The structural-independence frame. Replaces "outsider" or "not a politician" framings. Each clause is verifiable.

"An accountability check on a system that doesn't have one."

Office-coherent positioning. Anchors the Pillar II (Accountability) argument and bridges into the Croke contrast.

"Every taxpayer dollar spent honestly and wisely."

Drew's announcement language. Use in fundraising and broad persuasion contexts. Office-appropriate scope.

Avoid
Retired or risky framings
"Not a politician."

Retired. Discordant for a candidate actively running. Replace with the structural-independence frame.

"Stop the waste, lower the cost of living."

Retired. The "lower the cost of living" clause is office-overreach — the Comptroller cannot lower bills. Replaced by the locked Pillar I sub-line: "End the waste working families pay for."

"First woman comptroller" / superlative claims about Croke.

Five women have served as Illinois Comptroller. Any "first" claim about the opponent is factually wrong and would damage credibility on contact. Verify all opponent superlatives before use.

Promises Drew will "cut taxes" or "balance the budget."

The Comptroller writes neither budget nor tax law. Office-overreach claims invite "doesn't understand the job" attacks. Stay inside the office's actual mandate: payment timing, disclosure, audit.

"Career politician" attacks on Croke.

She has six years in the General Assembly — the attack reads as exaggeration. The accurate frame is nine years of continuous Pritzker-orbit employment, which is sharper and verifiable.

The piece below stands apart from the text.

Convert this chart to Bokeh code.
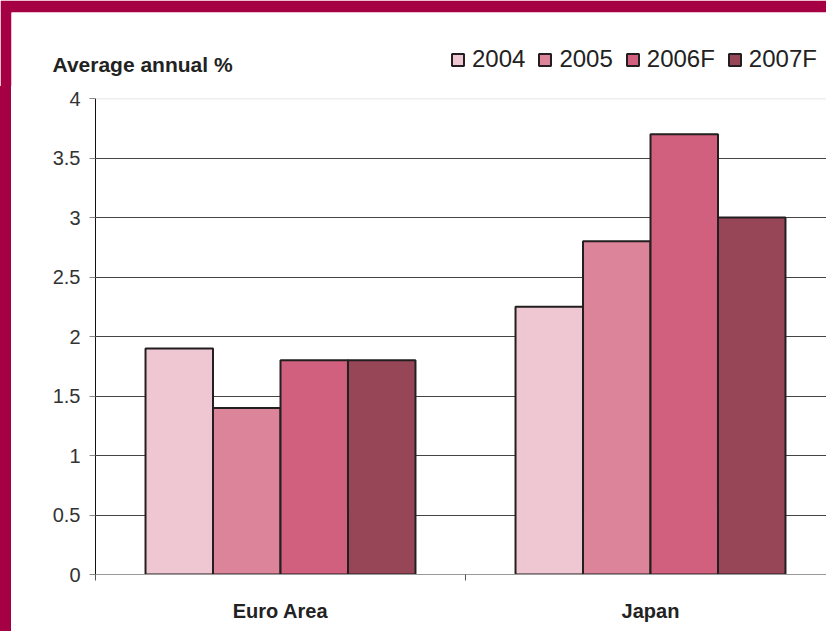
from bokeh.plotting import figure
from bokeh.layouts import column, row
from bokeh.models import (ColumnDataSource, Range1d, FixedTicker, NumeralTickFormatter,
                          Legend, LegendItem, Label, Span, Spacer)
from bokeh.embed import file_html
from bokeh.resources import INLINE

categories = ["Euro Area", "Japan"]
series = ["2004", "2005", "2006F", "2007F"]
values_2004 = [1.9, 2.25]
values_2005 = [1.4, 2.8]
values_2006F = [1.8, 3.7]
values_2007F = [1.8, 3.0]
all_values = [values_2004, values_2005, values_2006F, values_2007F]
colors = ["#EFC7D3", "#DC8499", "#D1607E", "#974658"]
y_ticks = [0, 0.5, 1, 1.5, 2, 2.5, 3, 3.5, 4]

CRIMSON = "#A60044"
FONT = "Liberation Sans"
EDGE = "#231F20"

# ---------------- main chart ----------------
p = figure(width=815, height=545, output_backend="svg", toolbar_location=None,
           x_range=Range1d(0, 731 / 370), y_range=Range1d(0, 4),
           min_border_left=84, min_border_right=0, min_border_top=12, min_border_bottom=57)
p.outline_line_color = None
p.background_fill_color = "white"
p.border_fill_color = "white"

bar_w = 0.1824
sources = []
for j, (name, vals, col) in enumerate(zip(series, all_values, colors)):
    xs = [i + 0.5 + (j - 1.5) * bar_w for i in range(len(categories))]
    src = ColumnDataSource(dict(x=xs, top=vals))
    sources.append(src)
    p.vbar(x="x", top="top", width=bar_w, bottom=0, source=src,
           fill_color=col, line_color=EDGE, line_width=2)

p.yaxis.ticker = FixedTicker(ticks=y_ticks)
p.yaxis.formatter = NumeralTickFormatter(format="0.[0]")
p.yaxis.major_label_text_font = FONT
p.yaxis.major_label_text_font_size = "20px"
p.yaxis.major_label_text_color = "#333333"
p.yaxis.major_label_standoff = 9
p.yaxis.major_tick_in = 0
p.yaxis.major_tick_out = 6
p.yaxis.major_tick_line_color = "#888888"
p.yaxis.minor_tick_line_color = None
p.yaxis.axis_line_color = "#111111"

p.xaxis.ticker = FixedTicker(ticks=[0.5, 1.5], minor_ticks=[0, 1, 2])
p.xaxis.major_label_overrides = {0.5: categories[0], 1.5: categories[1]}
p.xaxis.major_tick_line_color = None
p.xaxis.minor_tick_in = 0
p.xaxis.minor_tick_out = 6
p.xaxis.minor_tick_line_color = "#555555"
p.xaxis.axis_line_color = "#999999"
p.xaxis.major_label_text_font = FONT
p.xaxis.major_label_text_font_style = "bold"
p.xaxis.major_label_text_font_size = "20px"
p.xaxis.major_label_text_color = "#222222"
p.xaxis.major_label_standoff = 19

p.xgrid.grid_line_color = None
p.ygrid.ticker = FixedTicker(ticks=y_ticks[1:-1])
p.ygrid.grid_line_color = "#444444"
p.ygrid.grid_line_width = 1
p.add_layout(Span(location=4, dimension="width", line_color="#DDDDDD", line_width=1.5))

# ---------------- header (title + legend, crimson top/left strips) ----------------
h = figure(width=826, height=86, output_backend="svg", toolbar_location=None,
           x_range=Range1d(11, 826), y_range=Range1d(86, 12),
           x_axis_location=None, y_axis_location=None,
           min_border_left=11, min_border_top=12, min_border_right=0, min_border_bottom=0)
h.border_fill_color = CRIMSON
h.background_fill_color = "white"
h.outline_line_color = None
h.grid.visible = False

h.add_layout(Label(x=52, y=64, text="Average annual %", text_font=FONT,
                   text_font_style="bold", text_font_size="21px",
                   text_color="#222222", text_baseline="middle"))

legend_renderers = []
for src, col in zip(sources, colors):
    r = h.vbar(x="x", top="top", width=bar_w, source=src, fill_color=col,
               line_color=EDGE, line_width=2, visible=False)
    legend_renderers.append(r)
items = [LegendItem(label=name, renderers=[r]) for name, r in zip(series, legend_renderers)]
legend = Legend(items=items, orientation="horizontal", location=(439, 13),
                glyph_width=15, glyph_height=15, label_standoff=7, spacing=12,
                label_text_font=FONT, label_text_font_size="24px", label_text_color="#222222",
                padding=0, margin=0, border_line_color=None, background_fill_alpha=0,
                label_width=0, click_policy="none")
h.add_layout(legend, "center")

# ---------------- left crimson strip ----------------
strip = Spacer(width=11, height=545, styles={"background-color": CRIMSON})

body = row(strip, p, spacing=0, styles={"background-color": "white"})
layout = column(h, body, spacing=0)
open("out.html", "w").write(file_html(layout, INLINE))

§7  Filing & Race Vocabulary

This is the most error-prone area when Tracy templates are inherited. Drew is an Illinois state race for a constitutional office. All filing language, contribution limits, and reporting cadence reflect Illinois law — not federal. Any appearance of FEC, federal limits, or Senate-cycle vocabulary in Drew deliverables is a defect.

Office
Illinois Comptroller — constitutional officer responsible for the State's fiscal management, payment of bills, and disclosure. Chairs SERS Board; sits on Illinois State Board of Investment.
Filing Authority
Illinois State Board of Elections (IL SBE). Not the Federal Election Commission.
Reporting Cadence
Quarterly D-2 reports. Pre-election A-1 reports. Schedule per IL SBE.
Committee Name
Drew for Illinois — the active 2026 candidate committee. (Friends of Bryan Drew exists separately as a predecessor / secondary committee per Transparency USA records; verify scope at elections.il.gov before referencing.)
Disclaimer Line
Paid for by Drew for Illinois. Required on all public-facing materials.
Individual Limit
$7,300 per individual to a candidate committee, 2025–26 cycle.
Corp / Labor / Joint
$14,600 per corporation, labor organization, association, or joint couple.
PAC Limit
$72,800 per political action committee.
Self-Fund Trigger
$250,000 — for statewide constitutional offices, self-funding above this threshold lifts contribution limits for all candidates in the race.
General Election
Tuesday, November 3, 2026. Polls close 7:00 PM CT.
General Opponent
Margaret Croke (D), state representative, won the four-way Democratic primary March 17, 2026.